A " Geek " car in front of THE " Geek" store !


----------



## TheDevilisaParttimer (Jan 2, 2019)

Fusion_LUser said:


> The 35" Tires on a Raptor are speed rated so the top speed is limited. Those who have removed the limiter on Gen1 Raptors will see 120MPH and on the Gen2 Raptor will see about 125MPH. None of that matters as nobody, even 200MPH Porsche's can't legally go over 85MPH (Texas) here in the US.
> 
> What's the next comparison?
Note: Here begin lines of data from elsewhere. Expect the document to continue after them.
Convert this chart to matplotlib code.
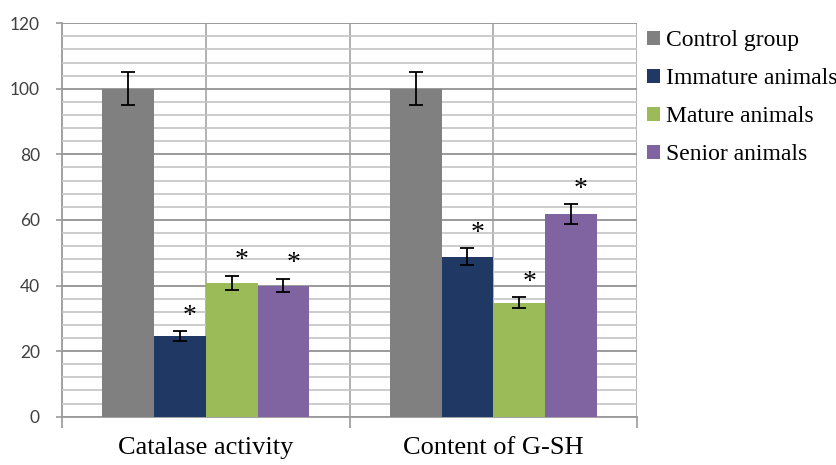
import numpy as np
import matplotlib.pyplot as plt
from matplotlib.patches import Patch

# data
categories = ['Catalase activity', 'Content of G-SH']
groups = ['Control group', 'Immature animals', 'Mature animals', 'Senior animals']
values = [
    [100, 24.6, 40.8, 40.0],
    [100, 48.8, 34.7, 61.8],
]
errors = [
    [5.0, 1.4, 2.1, 2.0],
    [5.0, 2.5, 1.7, 3.0],
]
significant = [
    [False, True, True, True],
    [False, True, True, True],
]
colors = ['#808080', '#1F3864', '#9BBB59', '#8064A2']

fig = plt.figure(figsize=(8.37, 4.65), dpi=100)
ax = fig.add_axes([0.0741, 0.104, 0.687, 0.846])

x = np.arange(len(categories))
w = 0.18
vals = np.array(values)
errs = np.array(errors)

for i, g in enumerate(groups):
    xs = x + (i - 1.5) * w
    ax.bar(xs, vals[:, i], width=w, color=colors[i], zorder=3, label=g)
    ax.errorbar(xs, vals[:, i], yerr=errs[:, i], fmt='none', ecolor='black',
                elinewidth=1.3, capsize=5, capthick=1.3, zorder=4)
    for j in range(len(categories)):
        if significant[j][i]:
            ax.text(xs[j] + 0.035, vals[j, i] + errs[j, i] + 0.8, '*',
                    ha='center', va='bottom', fontsize=20,
                    family='Liberation Serif', zorder=5)

ax.set_xlim(-0.5, 1.5)
ax.set_ylim(0, 120)

# horizontal grid: major every 20, minor every 4
ax.set_yticks(np.arange(0, 121, 20))
ax.set_yticks(np.arange(0, 121, 4), minor=True)
ax.grid(axis='y', which='major', color='#9A9A9A', linewidth=1.4, zorder=0)
ax.grid(axis='y', which='minor', color='#C4C4C4', linewidth=1.2, zorder=0)
ax.tick_params(axis='y', which='minor', length=0)
ax.tick_params(axis='y', which='major', length=4, width=1.2, color='#9A9A9A',
               labelsize=12.5, labelcolor='#404040', pad=12)
for lbl in ax.get_yticklabels():
    lbl.set_family('Lato')

# vertical lines at category centres and boundaries
for xv in [0, 0.5, 1, 1.5]:
    ax.axvline(xv, color='#ABABAB', linewidth=1.3, zorder=0)

ax.set_xticks(x)
ax.set_xticklabels(categories, family='Liberation Serif', fontsize=19)
ax.tick_params(axis='x', length=0, pad=15)
ax.set_xticks([-0.5, 0.5, 1.5], minor=True)
ax.tick_params(axis='x', which='minor', length=8, width=1.2, color='#9A9A9A', direction='out')

for s in ['top', 'right']:
    ax.spines[s].set_visible(False)
ax.spines['left'].set_color('#9A9A9A')
ax.spines['left'].set_linewidth(1.3)
ax.spines['bottom'].set_color('#9A9A9A')
ax.spines['bottom'].set_linewidth(1.3)
ax.spines['left'].set_zorder(1)
ax.spines['bottom'].set_zorder(1)

handles = [Patch(facecolor=c, edgecolor='none') for c in colors]
leg = fig.legend(handles, groups, loc='upper left', bbox_to_anchor=(0.762, 0.955),
                 frameon=False, prop={'family': 'Liberation Serif', 'size': 17},
                 handlelength=0.55, handleheight=0.55, handletextpad=0.25,
                 labelspacing=0.72, borderaxespad=0)

fig.savefig('out.png', dpi=100)
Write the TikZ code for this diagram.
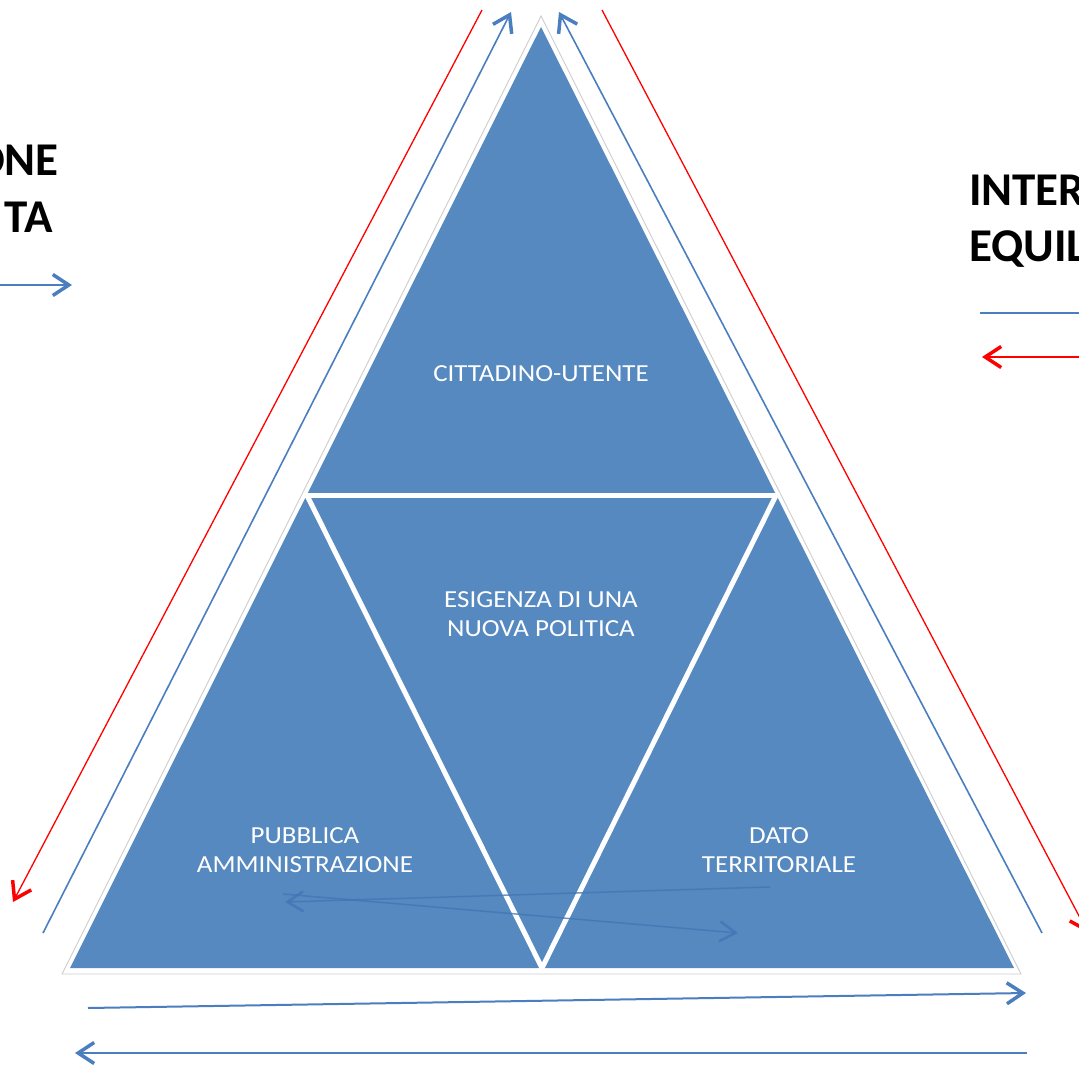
\documentclass[tikz,border=0pt]{standalone}
\usepackage{fontspec}
\setmainfont{Carlito}
\usetikzlibrary{arrows.meta}
\definecolor{triblue}{RGB}{86,137,192}
\definecolor{lineblue}{RGB}{74,126,190}
\definecolor{innerblue}{RGB}{66,115,180}
\definecolor{edgegray}{RGB}{205,205,205}
\newcommand{\widetxt}[1]{\scalebox{1.1}[1]{\begin{tabular}{@{}c@{}}#1\end{tabular}}}
\begin{document}
\begin{tikzpicture}[x=1pt,y=-1pt,
  barb/.style={-{Straight Barb[length=16pt,width=21pt,line width=3.5pt]}},
  bluearrow/.style={draw=lineblue,line width=1.6pt,barb},
  redarrow/.style={draw=red,line width=1.3pt,barb},
  innerarrow/.style={draw=innerblue,line width=1.5pt,-{Straight Barb[length=16pt,width=20pt,line width=2.5pt]}},
  tritext/.style={text=white,font=\fontsize{24.5}{29}\selectfont,align=center,inner sep=0pt},
  sidetext/.style={text=black,font=\bfseries\fontsize{47}{56}\selectfont,inner sep=0pt}]
\useasboundingbox (0,0) rectangle (1079,1065);
\fill[white] (0,0) rectangle (1079,1065);
% triangle
\coordinate (A) at (541,27);
\coordinate (BL) at (70,968);
\coordinate (BR) at (1014,968);
\coordinate (ML) at (306.8,495);
\coordinate (MR) at (776.2,495);
\coordinate (MB) at (542,968);
\draw[edgegray,line width=0.9pt,line join=miter] (541,16) -- (62,974) -- (1021,974) -- cycle;
\fill[triblue] (A) -- (BL) -- (BR) -- cycle;
\draw[white,line width=5pt] (303,495) -- (780,495);
\draw[white,line width=5pt,line join=miter] (ML) -- (MB) -- (MR);
% texts in triangles
\node[tritext] (cu) at (541,376) {\widetxt{CITTADINO-UTENTE}};
\node[tritext] (np) at (541,616) {\widetxt{ESIGENZA DI UNA\\NUOVA POLITICA}};
\node[tritext] (pa) at (305,852) {\widetxt{PUBBLICA\\AMMINISTRAZIONE}};
\node[tritext] (dt) at (779,852) {\widetxt{DATO\\TERRITORIALE}};
% side texts
\node[sidetext,anchor=base east] (l1) at (59,175) {ONE};
\node[sidetext,anchor=base east] (l2) at (53,232) {TA};
\node[sidetext,anchor=base west] (r1) at (969,205) {INTER};
\node[sidetext,anchor=base west] (r2) at (969,261) {EQUIL};
% side arrows
\coordinate (rl0) at (482,10);   \coordinate (rl1) at (13,902);
\coordinate (bl0) at (43,933);   \coordinate (bl1) at (511,12);
\coordinate (br0) at (1042,933); \coordinate (br1) at (559,12);
\coordinate (rr0) at (602,10);   \coordinate (rr1) at (1088,933);
\draw[redarrow] (rl0) -- (rl1);
\draw[bluearrow] (bl0) -- (bl1);
\draw[bluearrow] (br0) -- (br1);
\draw[redarrow] (rr0) -- (rr1);
% legend arrows
\coordinate (la0) at (-2,285);  \coordinate (la1) at (72,285);
\coordinate (rb0) at (980,313); \coordinate (rb1) at (1082,313);
\coordinate (ra0) at (1082,357); \coordinate (ra1) at (982,357);
\draw[bluearrow,line width=1.3pt] (la0) -- (la1);
\draw[draw=lineblue,line width=1.3pt] (rb0) -- (rb1);
\draw[redarrow] (ra0) -- (ra1);
% bottom arrows
\coordinate (b10) at (88,1008);  \coordinate (b11) at (1026,993);
\coordinate (b20) at (1027,1053); \coordinate (b21) at (75,1053);
\draw[bluearrow,line width=2pt] (b10) -- (b11);
\draw[bluearrow,line width=2pt] (b20) -- (b21);
% inner arrows
\coordinate (i10) at (770,887); \coordinate (i11) at (285,902);
\coordinate (i20) at (283,894); \coordinate (i21) at (738,933);
\draw[innerarrow,opacity=0.75] (i10) -- (i11);
\draw[innerarrow,opacity=0.75] (i20) -- (i21);
\end{tikzpicture}
\end{document}
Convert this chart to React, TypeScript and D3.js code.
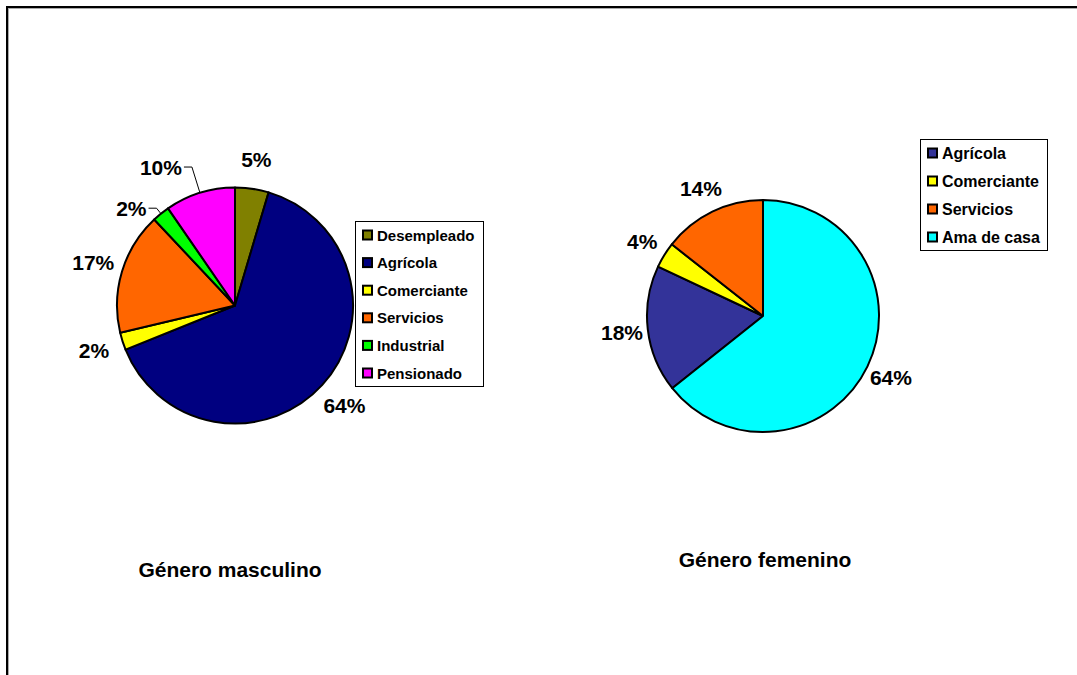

A Prius can seat more people than a Corvette?


My Rav4 sees a 100mph on the highway all the time.


----------



## IthurstwhenIP (Jan 12, 2018)

Raptor is great for drawing attention away from a small cock.

Prius just says I give up, its small and I have learned to live with it

Dodge, Jeep says my cock is so massive it draws all blood from my brain and so I bought this pos


----------



## Lute Byrt (Feb 20, 2020)

Speed is always relative...

Check surge pricing...

What is worse being found dead on the side of a highway, driving a Prius on Uber or an Uber Raptor F 150?


----------



## tohunt4me (Nov 23, 2015)

Lute Byrt said:


> Speed is always relative...
> 
> Check surge pricing...
> 
> What is worse being found dead on the side of a highway, driving a Prius on Uber or an Uber Raptor F 150?


A PRIUS.

EVEN WORSE
BEING " FOUND" IN ONE ALIVE. .


----------



## LADryver (Jun 6, 2017)

Iann said:


> The Prius would be the first one to wreck at those speeds.
> The Ford can do both fairly safe while running over the Prius at hi speeds.


Prius would not wreck, and do not try this at home. My father had a lead foot. He drove routinely late at night at 110-120 mph, with me in the car, and it was smooth. My own Prius loved going fast. The car has no problem. It is the driver who might not know how to handle that speed.


----------